(Data records)
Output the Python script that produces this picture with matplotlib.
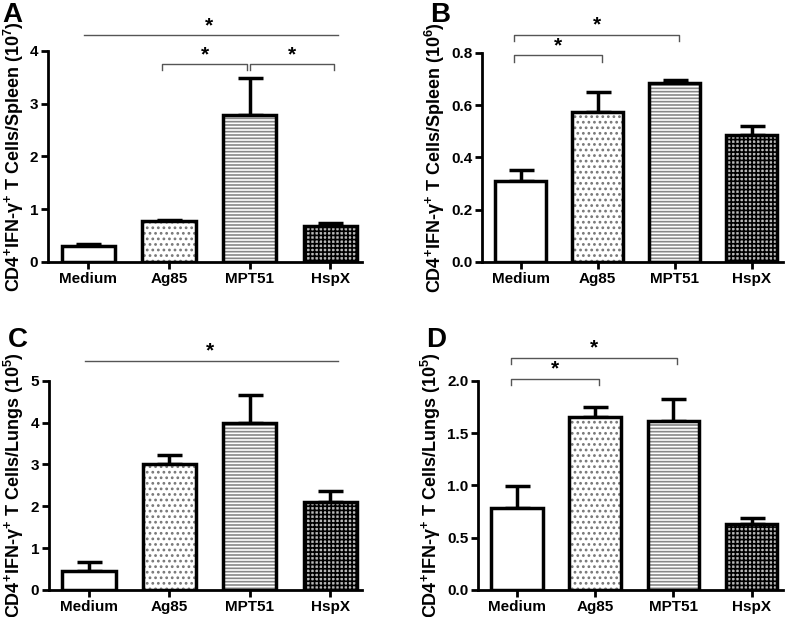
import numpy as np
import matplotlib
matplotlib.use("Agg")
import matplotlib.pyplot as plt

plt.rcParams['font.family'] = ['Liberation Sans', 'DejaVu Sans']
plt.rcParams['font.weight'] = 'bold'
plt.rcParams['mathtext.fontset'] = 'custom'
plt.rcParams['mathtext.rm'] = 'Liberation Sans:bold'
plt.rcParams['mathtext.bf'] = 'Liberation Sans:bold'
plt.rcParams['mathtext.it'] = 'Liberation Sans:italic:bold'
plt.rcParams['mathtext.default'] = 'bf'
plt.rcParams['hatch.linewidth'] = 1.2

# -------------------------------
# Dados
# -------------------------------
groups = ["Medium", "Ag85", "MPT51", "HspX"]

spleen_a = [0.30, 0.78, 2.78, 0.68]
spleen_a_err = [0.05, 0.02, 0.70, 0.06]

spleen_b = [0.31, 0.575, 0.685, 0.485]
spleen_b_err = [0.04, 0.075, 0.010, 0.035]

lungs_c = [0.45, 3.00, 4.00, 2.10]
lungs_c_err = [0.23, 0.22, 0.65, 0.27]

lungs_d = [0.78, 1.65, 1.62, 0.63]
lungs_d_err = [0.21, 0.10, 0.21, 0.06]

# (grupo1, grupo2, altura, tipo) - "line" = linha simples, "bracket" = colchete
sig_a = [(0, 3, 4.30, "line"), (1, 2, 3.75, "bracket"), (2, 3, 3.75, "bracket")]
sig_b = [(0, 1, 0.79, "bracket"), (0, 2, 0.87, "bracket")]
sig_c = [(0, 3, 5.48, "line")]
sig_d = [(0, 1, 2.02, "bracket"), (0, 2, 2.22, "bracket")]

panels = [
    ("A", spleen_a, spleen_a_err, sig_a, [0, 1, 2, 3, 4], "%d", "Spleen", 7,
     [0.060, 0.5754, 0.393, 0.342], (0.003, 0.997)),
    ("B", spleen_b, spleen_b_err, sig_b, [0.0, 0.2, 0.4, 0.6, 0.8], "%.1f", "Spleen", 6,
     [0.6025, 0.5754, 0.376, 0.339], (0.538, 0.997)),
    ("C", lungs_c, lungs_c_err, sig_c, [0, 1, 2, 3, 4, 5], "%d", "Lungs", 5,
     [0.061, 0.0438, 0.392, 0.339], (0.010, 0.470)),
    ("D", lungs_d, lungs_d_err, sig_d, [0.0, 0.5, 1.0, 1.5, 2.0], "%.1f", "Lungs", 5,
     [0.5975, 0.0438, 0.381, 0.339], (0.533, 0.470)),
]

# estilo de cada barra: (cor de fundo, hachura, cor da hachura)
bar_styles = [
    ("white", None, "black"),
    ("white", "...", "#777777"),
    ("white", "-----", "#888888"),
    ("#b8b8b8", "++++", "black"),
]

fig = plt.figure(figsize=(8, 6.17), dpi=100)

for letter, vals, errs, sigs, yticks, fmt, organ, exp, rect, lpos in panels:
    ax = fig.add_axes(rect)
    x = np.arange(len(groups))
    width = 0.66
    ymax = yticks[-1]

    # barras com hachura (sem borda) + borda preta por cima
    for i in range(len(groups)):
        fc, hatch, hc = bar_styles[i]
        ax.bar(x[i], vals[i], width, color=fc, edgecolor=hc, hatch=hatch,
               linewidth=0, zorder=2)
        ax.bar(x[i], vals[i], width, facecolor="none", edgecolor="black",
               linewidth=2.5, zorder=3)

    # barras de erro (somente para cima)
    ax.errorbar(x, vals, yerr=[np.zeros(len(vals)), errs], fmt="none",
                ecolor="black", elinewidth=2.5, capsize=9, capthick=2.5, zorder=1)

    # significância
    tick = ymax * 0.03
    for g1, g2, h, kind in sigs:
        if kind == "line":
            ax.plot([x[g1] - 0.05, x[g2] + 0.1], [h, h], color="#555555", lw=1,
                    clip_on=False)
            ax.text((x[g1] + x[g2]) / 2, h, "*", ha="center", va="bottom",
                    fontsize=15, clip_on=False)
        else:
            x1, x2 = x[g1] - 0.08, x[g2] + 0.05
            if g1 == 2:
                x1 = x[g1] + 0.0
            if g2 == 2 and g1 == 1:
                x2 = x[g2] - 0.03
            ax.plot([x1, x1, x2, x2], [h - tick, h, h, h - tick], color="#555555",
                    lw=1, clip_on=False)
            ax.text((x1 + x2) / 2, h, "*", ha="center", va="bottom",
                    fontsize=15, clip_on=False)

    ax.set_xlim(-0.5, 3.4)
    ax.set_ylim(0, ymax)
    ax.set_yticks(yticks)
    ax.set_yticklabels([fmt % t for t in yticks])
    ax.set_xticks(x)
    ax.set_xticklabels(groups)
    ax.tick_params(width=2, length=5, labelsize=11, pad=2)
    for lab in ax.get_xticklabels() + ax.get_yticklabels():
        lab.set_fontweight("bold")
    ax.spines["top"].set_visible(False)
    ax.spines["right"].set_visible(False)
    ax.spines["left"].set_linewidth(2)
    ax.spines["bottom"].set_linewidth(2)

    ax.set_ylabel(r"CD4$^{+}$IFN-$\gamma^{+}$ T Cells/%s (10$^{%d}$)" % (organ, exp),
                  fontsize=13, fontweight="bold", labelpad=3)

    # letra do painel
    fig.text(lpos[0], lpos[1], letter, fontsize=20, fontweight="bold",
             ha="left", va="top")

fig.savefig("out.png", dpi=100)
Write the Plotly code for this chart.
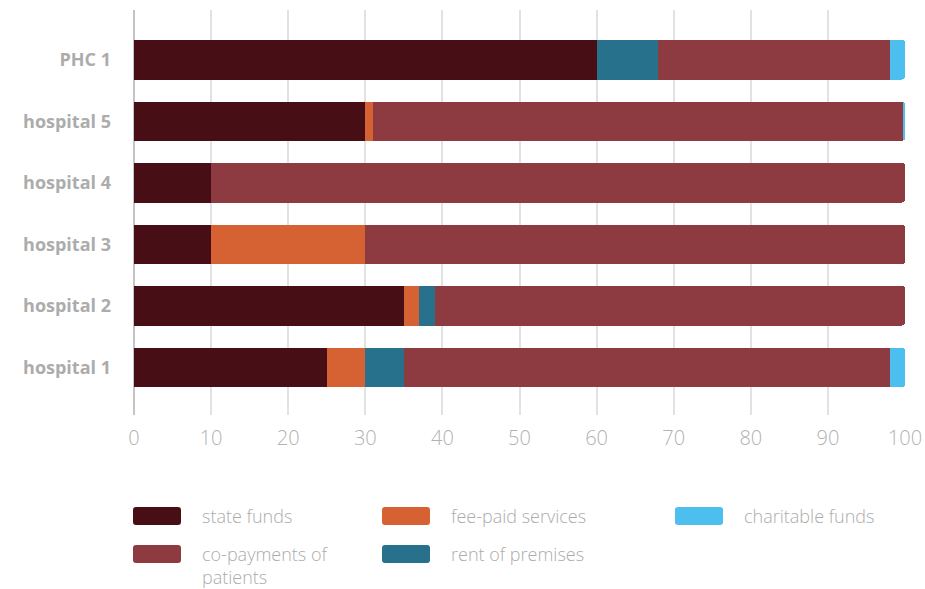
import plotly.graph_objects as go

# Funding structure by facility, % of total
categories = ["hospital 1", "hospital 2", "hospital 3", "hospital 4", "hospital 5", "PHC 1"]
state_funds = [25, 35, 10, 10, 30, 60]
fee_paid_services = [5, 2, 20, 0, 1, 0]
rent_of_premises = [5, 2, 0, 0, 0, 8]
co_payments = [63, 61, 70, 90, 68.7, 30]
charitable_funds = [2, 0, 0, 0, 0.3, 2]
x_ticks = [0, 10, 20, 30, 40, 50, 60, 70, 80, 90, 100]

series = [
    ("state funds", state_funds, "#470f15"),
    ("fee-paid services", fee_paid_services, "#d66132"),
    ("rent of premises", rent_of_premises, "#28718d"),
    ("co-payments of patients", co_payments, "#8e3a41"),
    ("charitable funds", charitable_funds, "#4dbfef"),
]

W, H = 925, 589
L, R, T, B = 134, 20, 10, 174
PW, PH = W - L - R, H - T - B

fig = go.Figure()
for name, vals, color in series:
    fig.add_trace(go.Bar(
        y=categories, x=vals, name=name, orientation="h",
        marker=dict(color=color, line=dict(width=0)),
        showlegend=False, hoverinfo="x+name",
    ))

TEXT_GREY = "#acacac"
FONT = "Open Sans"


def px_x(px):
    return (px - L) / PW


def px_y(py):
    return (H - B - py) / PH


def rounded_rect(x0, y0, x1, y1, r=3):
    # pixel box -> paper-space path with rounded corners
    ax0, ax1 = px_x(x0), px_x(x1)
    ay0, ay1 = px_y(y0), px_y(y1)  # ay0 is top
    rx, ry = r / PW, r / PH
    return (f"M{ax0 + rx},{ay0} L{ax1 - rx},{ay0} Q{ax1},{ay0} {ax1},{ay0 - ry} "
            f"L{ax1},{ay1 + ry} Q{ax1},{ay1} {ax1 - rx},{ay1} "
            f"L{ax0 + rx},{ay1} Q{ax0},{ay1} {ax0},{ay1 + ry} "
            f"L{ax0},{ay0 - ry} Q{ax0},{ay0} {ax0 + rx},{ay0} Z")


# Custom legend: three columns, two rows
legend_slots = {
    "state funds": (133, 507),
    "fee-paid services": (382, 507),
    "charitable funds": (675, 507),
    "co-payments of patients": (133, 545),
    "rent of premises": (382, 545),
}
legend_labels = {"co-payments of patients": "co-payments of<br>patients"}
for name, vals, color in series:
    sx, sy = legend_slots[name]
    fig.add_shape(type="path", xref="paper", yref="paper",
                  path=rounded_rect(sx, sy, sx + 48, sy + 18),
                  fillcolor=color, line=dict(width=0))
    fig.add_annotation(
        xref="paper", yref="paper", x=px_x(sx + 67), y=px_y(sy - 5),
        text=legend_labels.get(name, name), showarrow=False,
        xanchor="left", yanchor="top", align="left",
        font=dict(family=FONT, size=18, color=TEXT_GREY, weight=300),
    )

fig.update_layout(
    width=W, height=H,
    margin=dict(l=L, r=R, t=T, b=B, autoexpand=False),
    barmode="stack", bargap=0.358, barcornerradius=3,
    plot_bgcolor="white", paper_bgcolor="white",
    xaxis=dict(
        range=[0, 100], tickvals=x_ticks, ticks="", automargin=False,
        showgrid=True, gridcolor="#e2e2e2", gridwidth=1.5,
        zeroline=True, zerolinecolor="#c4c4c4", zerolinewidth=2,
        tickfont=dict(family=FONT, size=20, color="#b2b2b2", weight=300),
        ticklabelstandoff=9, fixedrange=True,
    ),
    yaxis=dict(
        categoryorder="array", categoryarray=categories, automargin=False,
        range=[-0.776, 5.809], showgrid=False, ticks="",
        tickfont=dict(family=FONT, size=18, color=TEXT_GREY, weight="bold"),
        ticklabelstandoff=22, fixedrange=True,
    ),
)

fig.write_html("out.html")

WORK TO DO. Without the pictures, please reproduce each line of the listing above exactly, from the first one through the line bearing "import matplotlib.pyplot as plt".

SOLUTION FOR THIS PROBLEM.
Output the Python script that produces this picture with matplotlib.
import numpy as np
import matplotlib
matplotlib.use("Agg")
import matplotlib.pyplot as plt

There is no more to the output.